Romania needs to cut spending to bring down interest rates and inflation. It should open up financially to capital flows and assume the risks that entails. It needs to sell off its remaining companies before they lose what value they still hold, and to close what cannot be sold or given away. It must collect taxes more efficiently and stop the annual ritual of a tax amnesty, which only increases the moral hazards associated with such practices. It needs to reform and consolidate the fragmented and inefficient agricultural sector, which accounts for a large chunk of GDP. And it needs to tighten the self-imposed deadlines and targets it has given itself. Why wait until 2003 or 2004 to sell off the largest bank in Romania or the state oil company? Why drag out the long awaited single-digit inflation targets until 2004 and beyond?

Difficulties lie ahead

Romania’s economy faces no immediate dangers. It can maintain its present course, quite likely, through 2003. However, on present trends, 2004 looks to be a difficult year. Being an election year, it is likely that everything will be done to postpone a crisis until 2005 and so, in effect, accentuate it.
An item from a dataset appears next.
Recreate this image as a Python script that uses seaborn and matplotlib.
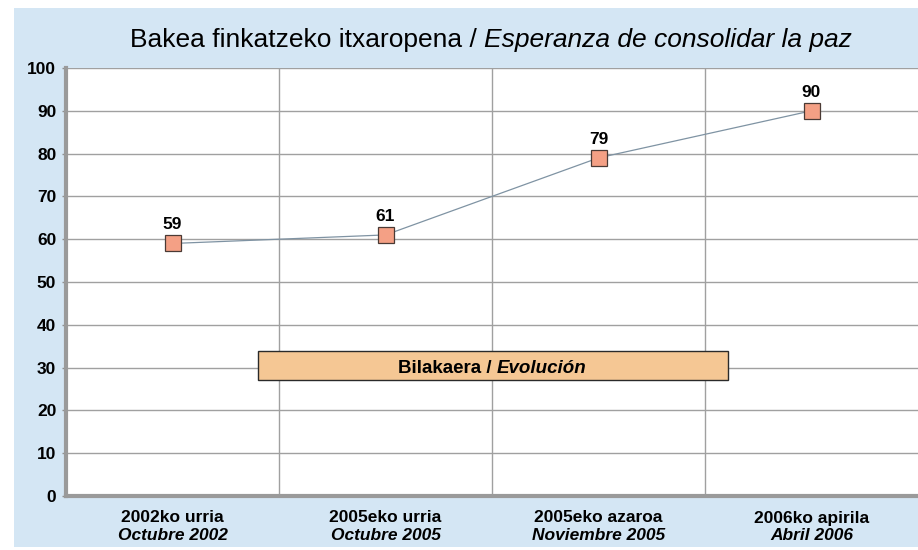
import matplotlib
matplotlib.use("Agg")
import matplotlib.pyplot as plt
import seaborn as sns
import pandas as pd
from matplotlib.patches import Rectangle
from matplotlib.transforms import ScaledTranslation, blended_transform_factory

cat_eu = ["2002ko urria", "2005eko urria", "2005eko azaroa", "2006ko apirila"]
cat_es = ["Octubre 2002", "Octubre 2005", "Noviembre 2005", "Abril 2006"]
values = [59, 61, 79, 90]
y_ticks = [0, 10, 20, 30, 40, 50, 60, 70, 80, 90, 100]
title_eu = "Bakea finkatzeko itxaropena / "
title_es = "Esperanza de consolidar la paz"
box_eu = "Bilakaera / "
box_es = "Evolución"

sns.set_theme(style="white")
FONT = ["Liberation Sans", "DejaVu Sans"]
plt.rcParams['font.family'] = FONT
plt.rcParams['text.color'] = "black"
plt.rcParams['ytick.labelcolor'] = "black"
plt.rcParams['xtick.labelcolor'] = "black"

df = pd.DataFrame({"x": list(range(len(values))), "v": values})

fig = plt.figure(figsize=(9.18, 5.5), dpi=100)
fig.patches.append(Rectangle((14/918, 3/550), 904/918, 539/550, transform=fig.transFigure,
                             facecolor="#D4E6F4", edgecolor="none", zorder=-10))
ax = fig.add_axes([66/918, 1-496/550, 852/918, 428/550])
ax.set_facecolor("white")

sns.lineplot(data=df, x="x", y="v", ax=ax, color="#7F93A3", linewidth=0.9,
             marker="s", markersize=11, markerfacecolor="#F4A085",
             markeredgecolor="#4a3a35", markeredgewidth=0.9, zorder=5)

ax.set_xlim(-0.5, 3.5)
ax.set_ylim(0, 100)
ax.set_yticks(y_ticks)
ax.set_yticklabels([str(t) for t in y_ticks], fontsize=12.5, fontweight="bold", color="black")
ax.set_xticks([0.5, 1.5, 2.5], minor=True)
ax.set_xticks([])
ax.grid(True, axis="y", color="#A0A0A0", linewidth=1)
ax.grid(True, axis="x", which="minor", color="#A0A0A0", linewidth=1)
ax.set_axisbelow(True)
ax.set_xlabel("")
ax.set_ylabel("")
ax.tick_params(axis="y", length=3, width=1, color="#909090", pad=4, left=True)
ax.tick_params(axis="x", which="both", length=0)
for s in ["top", "right"]:
    ax.spines[s].set_visible(False)
for s in ["left", "bottom"]:
    ax.spines[s].set_color("#9a9a9a")
    ax.spines[s].set_linewidth(3)

for i, v in enumerate(values):
    ax.annotate(str(v), (i, v), xytext=(0, 8), textcoords="offset points",
                ha="center", va="bottom", fontsize=12.5, fontweight="bold", color="black")

# box
ax.add_patch(Rectangle((0.401, 27.1), 2.207, 6.8, facecolor="#F5C794",
                       edgecolor="#2a2a2a", linewidth=1, zorder=6))

mixed = []
def mixed_text(x, y, parts, transform):
    first = ax.text(x, y, parts[0][0], transform=transform, ha="left", va="center",
                    zorder=7, color="black", **parts[0][1])
    arts = [first]
    prev = first
    for s, st in parts[1:]:
        a = ax.annotate(s, xy=(1, 0), xycoords=prev, ha="left", va="bottom",
                        zorder=7, annotation_clip=False, color="black", **st)
        arts.append(a)
        prev = a
    mixed.append((first, arts, transform))

mixed_text(1.5, 29.7, [(box_eu, dict(fontsize=13.5, fontweight="bold")),
                       (box_es, dict(fontsize=13.5, fontweight="bold", style="italic"))],
           ax.transData)

tfig = fig.transFigure
mixed_text(491/918, 1-40/550, [(title_eu, dict(fontsize=19)),
                              (title_es, dict(fontsize=19, style="italic"))], tfig)

bt = blended_transform_factory(ax.transData, fig.transFigure)
for i in range(len(cat_eu)):
    ax.text(i, 1-518/550, cat_eu[i], transform=bt, ha="center", va="center",
            fontsize=12.5, fontweight="bold", color="black")
    ax.text(i, 1-536/550, cat_es[i], transform=bt, ha="center", va="center",
            fontsize=12.5, fontweight="bold", style="italic", color="black")

fig.canvas.draw()
r = fig.canvas.get_renderer()
for first, arts, tr in mixed:
    total = sum(a.get_window_extent(r).width for a in arts)
    first.set_transform(tr + ScaledTranslation(-total/2/fig.dpi, 0, fig.dpi_scale_trans))

fig.savefig("out.png", dpi=100)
To tempt foreign investors, Romania’s policy makers need to eliminate the conditions that give rise to such potentially negative scenarios.

Romania is not special – no country is. Its policy makers need to understand that it will succeed in courting foreign capital only through aggressive, decisive and sustained bouts of economic reform. Erring on the wrong side of prudence will perpetuate the country’s boom-and-bust cycle.

Investors always have a choice. Romania does not.

Matei Paun is a partner in HTI Group, a Romanian brokerage and financial advisory group.